Hi, I am trying to convert an EGLFrame (with the CU_EGL_COLOR_FORMAT_YUV420_SEMIPLANAR color format) to an RGB cv::Mat inside my custom shared library for the nvivafilter. Here is the code:
/**
* Performs CUDA Operations on egl image.
*
* @param image : EGL image
*/
static void gpu_process (EGLImageKHR image, void ** usrptr){
CUresult status;
CUeglFrame eglFrame;
CUgraphicsResource pResource = NULL;
cudaFree(0);
status = cuGraphicsEGLRegisterImage(&pResource, image, CU_GRAPHICS_MAP_RESOURCE_FLAGS_NONE);
if (status != CUDA_SUCCESS) {
printf("cuGraphicsEGLRegisterImage failed : %d \n", status);
return;
}
status = cuGraphicsResourceGetMappedEglFrame( &eglFrame, pResource, 0, 0);
if (status != CUDA_SUCCESS) {
printf ("cuGraphicsSubResourceGetMappedArray failed\n");
}
status = cuCtxSynchronize();
if (status != CUDA_SUCCESS) {
printf ("cuCtxSynchronize failed \n");
}
cv::Mat yuvImg(eglFrame.height*3/2, eglFrame.width, CV_32SC1);
// copy the luma plane into the memory chunk with size of eglFrame.width * eglFrame.height
cudaMemcpy2D(yuvImg.data, eglFrame.width, eglFrame.frame.pPitch[0], eglFrame.pitch, eglFrame.width, eglFrame.height,
cudaMemcpyDeviceToHost);
// copy the interleaved chroma plane into the memory chunk with size of eglFrame.width * eglFrame.height / 2 and the offset of eglFrame.height * eglFrame.width
cudaMemcpy2D(yuvImg.data + eglFrame.height * eglFrame.width, eglFrame.width, eglFrame.frame.pPitch[1], eglFrame.pitch,
eglFrame.width, eglFrame.height/2, cudaMemcpyDeviceToHost);
cv::Mat rgbImg;
yuvImg.convertTo(yuvImg, CV_8UC1);
cv::cvtColor(yuvImg, rgbImg, cv::COLOR_YUV2BGR_NV21);
cv::imwrite("./rgb_test_out.jpg", rgbImg);
}
However, after the conversion I get the wrong RGB image (the output image is duplicated 8 times horizontally with chroma and luma in their original positions; please see the attached screenshot).
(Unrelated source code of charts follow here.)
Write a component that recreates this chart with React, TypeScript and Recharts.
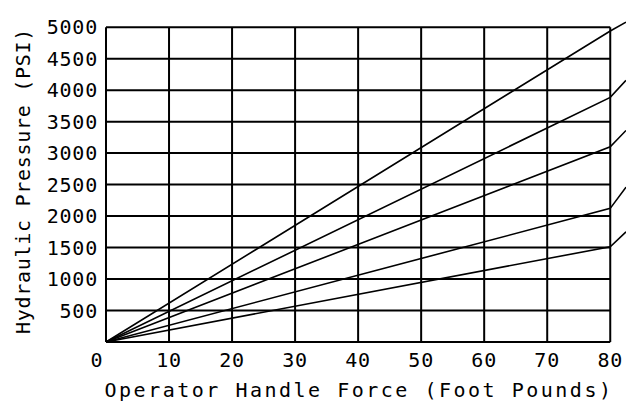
import React from 'react';
import { LineChart, Line, XAxis, YAxis, ReferenceLine } from 'recharts';

// force values where each pressure curve has a point (last one = label leader end)
const forcePoints = [0, 80, 82.5];
const curveA = [0, 4940, 5080];
const curveB = [0, 3885, 4155];
const curveC = [0, 3100, 3360];
const curveD = [0, 2122, 2460];
const curveE = [0, 1513, 1750];

const forceTicks = [0, 10, 20, 30, 40, 50, 60, 70, 80];
const pressureTicks = [500, 1000, 1500, 2000, 2500, 3000, 3500, 4000, 4500, 5000];
const gridRows = [0, ...pressureTicks];

const curveKeys = ['a', 'b', 'c', 'd', 'e'];
const curves = [curveA, curveB, curveC, curveD, curveE];

const data = forcePoints.map((force, i) => {
  const row: Record<string, number> = { force };
  curveKeys.forEach((k, j) => {
    row[k] = curves[j][i];
  });
  return row;
});

const FONT = "'DejaVu Sans Mono', monospace";

const XTick = (props: any) => {
  const { x, y, payload } = props;
  const shift = payload.value === 0 ? -9 : 0;
  return (
    <text
      x={x + shift}
      y={y + 17}
      textAnchor="middle"
      fontFamily={FONT}
      fontSize={20}
      letterSpacing={0.8}
      fill="#000"
    >
      {payload.value}
    </text>
  );
};

const App: React.FC = () => {
  return (
    <div style={{ position: 'absolute', left: 0, top: 0, background: '#fff' }}>
      <LineChart width={626} height={401} data={data} margin={{ top: 2, right: 0, left: 0, bottom: 0 }}>
        <XAxis
          dataKey="force"
          type="number"
          domain={[0, 82.5]}
          ticks={forceTicks}
          axisLine={false}
          tickLine={false}
          height={59}
          tick={<XTick />}
          label={{
            content: (p: any) => {
              const vb = p.viewBox;
              return (
                <text
                  x={vb.x + vb.width / 2 - 7}
                  y={397}
                  textAnchor="middle"
                  fontFamily={FONT}
                  fontSize={20}
                  letterSpacing={2.5}
                  fill="#000"
                >
                  Operator Handle Force (Foot Pounds)
                </text>
              );
            },
          }}
        />
        <YAxis
          type="number"
          domain={[0, 5400]}
          ticks={pressureTicks}
          axisLine={false}
          tickLine={false}
          width={106}
          tick={{ fill: '#000', fontSize: 20, fontFamily: FONT, letterSpacing: 0.8 }}
          label={{
            content: () => (
              <text
                x={30}
                y={181}
                transform="rotate(-90, 30, 181)"
                textAnchor="middle"
                fontFamily={FONT}
                fontSize={20}
                letterSpacing={0.7}
                fill="#000"
              >
                Hydraulic Pressure (PSI)
              </text>
            ),
          }}
        />
        {gridRows.map((v) => (
          <ReferenceLine
            key={'h' + v}
            segment={[
              { x: 0, y: v },
              { x: 80, y: v },
            ]}
            stroke="#000"
            strokeWidth={2}
          />
        ))}
        {forceTicks.map((v) => (
          <ReferenceLine
            key={'v' + v}
            segment={[
              { x: v, y: 0 },
              { x: v, y: 5000 },
            ]}
            stroke="#000"
            strokeWidth={2}
          />
        ))}
        {curveKeys.map((k) => (
          <Line
            key={k}
            type="linear"
            dataKey={k}
            stroke="#000"
            strokeWidth={1.6}
            dot={false}
            isAnimationActive={false}
          />
        ))}
      </LineChart>
    </div>
  );
};

export default App;
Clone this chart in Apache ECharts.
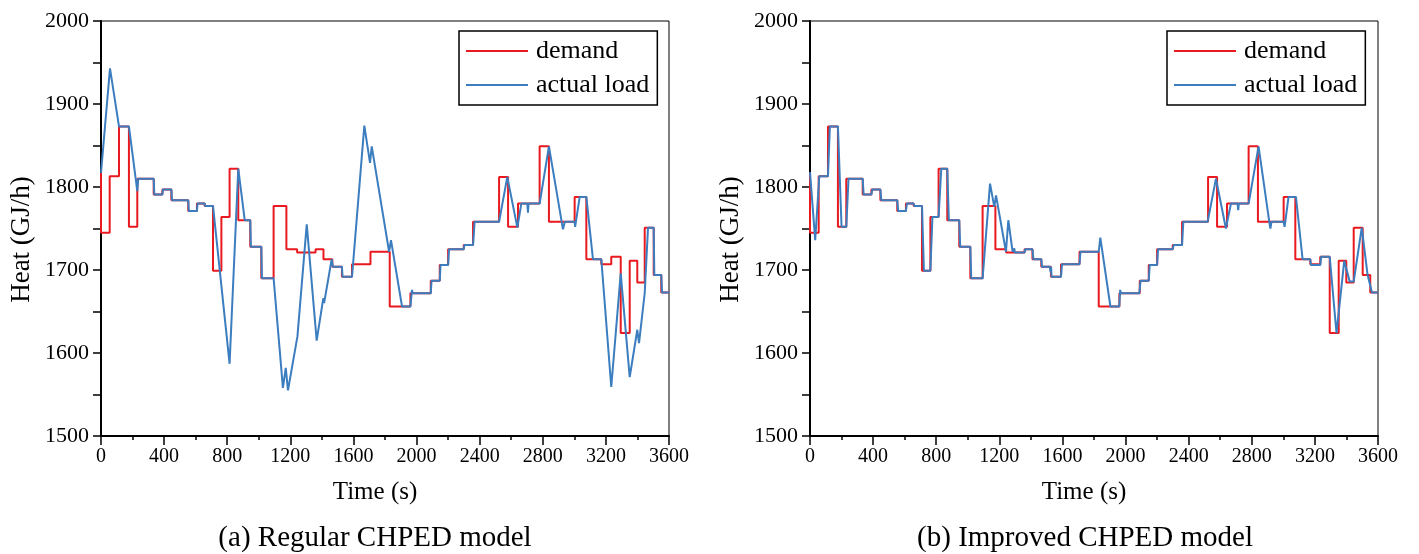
<!DOCTYPE html>
<html>
<head>
<meta charset="utf-8">
<script src="https://cdn.jsdelivr.net/npm/echarts@6/dist/echarts.min.js"></script>
<style>html,body{margin:0;padding:0;background:#fff}#c{width:1419px;height:554px}</style>
</head>
<body>
<div id="c"></div>
<script>
// Demand (step function), shared by both panels
const demandT = [0,0,55,114,177,230,334,389,446,553,608,657,710,763,815,870,946,1016,1094,1175,1243,1360,1410,1466,1527,1591,1708,1830,1961,2090,2147,2200,2299,2358,2523,2580,2643,2780,2839,3002,3076,3171,3234,3294,3351,3399,3446,3503,3551,3600];
const demandV = [1817,1745,1813,1873,1752,1810,1791,1797,1784,1771,1780,1777,1699,1764,1822,1760,1728,1690,1777,1725,1721,1725,1713,1704,1692,1707,1722,1656,1672,1687,1706,1725,1730,1758,1812,1752,1780,1849,1758,1788,1713,1707,1716,1624,1711,1685,1751,1694,1673,1673];

// (a) Regular CHPED model: actual load
const loadAT = [0,57,114,177,230,236,334,338,389,393,446,450,553,557,608,612,657,661,710,815,870,911,946,950,1016,1020,1094,1153,1171,1185,1245,1304,1367,1409,1414,1462,1470,1527,1531,1591,1669,1705,1716,1826,1838,1908,1961,1971,1975,2090,2095,2147,2152,2200,2206,2299,2303,2358,2368,2523,2575,2639,2664,2702,2706,2710,2780,2839,2928,2940,3002,3005,3034,3076,3118,3171,3234,3294,3351,3399,3410,3446,3467,3503,3507,3551,3556,3600];
const loadAV = [1817,1943,1873,1873,1795,1810,1810,1791,1791,1797,1797,1784,1784,1771,1771,1780,1780,1777,1777,1587,1822,1760,1760,1728,1728,1690,1690,1558,1582,1555,1620,1755,1615,1666,1660,1713,1704,1704,1692,1692,1874,1829,1849,1722,1736,1656,1656,1676,1672,1672,1687,1687,1706,1706,1725,1725,1730,1730,1758,1758,1812,1751,1780,1780,1769,1780,1780,1849,1749,1758,1758,1752,1788,1788,1713,1713,1559,1696,1571,1628,1612,1672,1751,1751,1694,1694,1673,1673];

// (b) Improved CHPED model: actual load
const loadBT = [0,33,59,114,126,177,200,230,244,334,340,389,395,446,452,553,559,608,614,657,663,710,722,763,776,815,832,870,880,946,952,1016,1022,1094,1141,1168,1179,1242,1257,1284,1292,1295,1298,1360,1364,1410,1416,1466,1470,1520,1524,1528,1531,1591,1597,1708,1714,1830,1840,1904,1960,1966,1970,2087,2095,2147,2153,2200,2206,2299,2305,2358,2366,2520,2573,2636,2668,2710,2714,2718,2780,2843,2911,2918,2925,3002,3008,3033,3080,3122,3171,3175,3234,3240,3294,3337,3386,3421,3446,3497,3534,3546,3562,3600];
const loadBV = [1818,1736,1813,1813,1873,1873,1752,1752,1810,1810,1791,1791,1797,1797,1784,1784,1771,1771,1780,1780,1777,1777,1699,1699,1764,1764,1822,1822,1760,1760,1728,1728,1690,1690,1804,1776,1790,1722,1760,1722,1722,1726,1721,1721,1725,1725,1713,1713,1704,1704,1698,1704,1692,1692,1707,1707,1722,1722,1739,1656,1656,1676,1672,1672,1687,1687,1706,1706,1725,1725,1730,1730,1758,1758,1810,1750,1780,1780,1772,1780,1780,1849,1758,1750,1758,1758,1752,1788,1788,1713,1713,1706,1706,1716,1716,1624,1711,1686,1686,1751,1694,1694,1673,1673];

const seriesNames = ['demand', 'actual load'];
const captions = ['(a) Regular CHPED model', '(b) Improved CHPED model'];
const xTitle = 'Time (s)';
const yTitle = 'Heat (GJ/h)';

const zip = (t, v) => t.map((x, i) => [x, v[i]]);
const FONT = "'Liberation Serif','Times New Roman',serif";
const RED = '#e8191f';
const BLUE = '#3b7dbf';

const grids = [
  {left: 101, right: 750, top: 21, bottom: 118},
  {left: 810, right: 41, top: 21, bottom: 118}
];

function xAxis(i) {
  return {
    type: 'value', gridIndex: i, min: 0, max: 3600, interval: 400,
    name: xTitle, nameLocation: 'middle', nameGap: 44,
    nameTextStyle: {fontFamily: FONT, fontSize: 25, color: '#000', padding: [0, 20, 0, 0]},
    axisLine: {show: true, lineStyle: {color: '#000', width: 2}},
    axisTick: {show: true, inside: false, length: 9, lineStyle: {color: '#000', width: 1.5}},
    minorTick: {show: true, splitNumber: 2, length: 4, lineStyle: {color: '#000', width: 1.5}},
    axisLabel: {fontFamily: FONT, fontSize: 20, color: '#000', margin: 11, formatter: v => String(v)},
    splitLine: {show: false}
  };
}
function yAxis(i) {
  return {
    type: 'value', gridIndex: i, min: 1500, max: 2000, interval: 100,
    name: yTitle, nameLocation: 'middle', nameGap: 66,
    nameTextStyle: {fontFamily: FONT, fontSize: 27, color: '#000', padding: [0, 22, 0, 0]},
    axisLine: {show: true, lineStyle: {color: '#000', width: 2}},
    axisTick: {show: true, inside: false, length: 8, lineStyle: {color: '#000', width: 1.5}},
    minorTick: {show: true, splitNumber: 2, length: 8, lineStyle: {color: '#000', width: 1.5}},
    axisLabel: {fontFamily: FONT, fontSize: 22, color: '#000', margin: 12, formatter: v => String(v)},
    splitLine: {show: false}
  };
}
function legend(left) {
  return {
    left: left, top: 31, orient: 'vertical', data: seriesNames,
    icon: 'rect', itemWidth: 62, itemHeight: 2, itemGap: 8,
    padding: [7, 8, 7, 7],
    borderColor: '#000', borderWidth: 1.5, backgroundColor: '#fff',
    textStyle: {fontFamily: FONT, fontSize: 26, color: '#000', padding: [0, 0, 0, 3]}
  };
}
function lineSeries(name, data, i, color, step) {
  return {
    name: name, type: 'line', xAxisIndex: i, yAxisIndex: i, data: data,
    step: step || false, symbol: 'none', showSymbol: false,
    lineStyle: {color: color, width: 2}, itemStyle: {color: color},
    animation: false, silent: true
  };
}

const chart = echarts.init(document.getElementById('c'), null, {renderer: 'canvas'});
chart.setOption({
  backgroundColor: '#fff',
  animation: false,
  grid: grids.map(g => Object.assign({show: true, borderColor: '#000', borderWidth: 1, backgroundColor: 'transparent'}, g)),
  xAxis: [xAxis(0), xAxis(1)],
  yAxis: [yAxis(0), yAxis(1)],
  legend: [legend(459), legend(1167)],
  series: [
    lineSeries(seriesNames[0], zip(demandT, demandV), 0, RED, 'end'),
    lineSeries(seriesNames[1], zip(loadAT, loadAV), 0, BLUE),
    lineSeries(seriesNames[0], zip(demandT, demandV), 1, RED, 'end'),
    lineSeries(seriesNames[1], zip(loadBT, loadBV), 1, BLUE)
  ],
  graphic: [
    {type: 'text', x: 375, y: 538, style: {text: captions[0], font: "29px 'Liberation Serif', serif", fill: '#000', textAlign: 'center', textVerticalAlign: 'middle'}},
    {type: 'text', x: 1085, y: 538, style: {text: captions[1], font: "29px 'Liberation Serif', serif", fill: '#000', textAlign: 'center', textVerticalAlign: 'middle'}}
  ]
});
</script>
</body>
</html>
Please, could you tell me what is a proper way to do it? Is there anything that I am missing?
Update: resolved it by using the CV_8UC1 type instead of CV_32SC1 for yuvImg. Does anyone know if two pPitch planes (chroma and luma) guaranteed to be contiguous in memory? Asking to see if I can improve performance by eliminating one cudaMemcpy2D.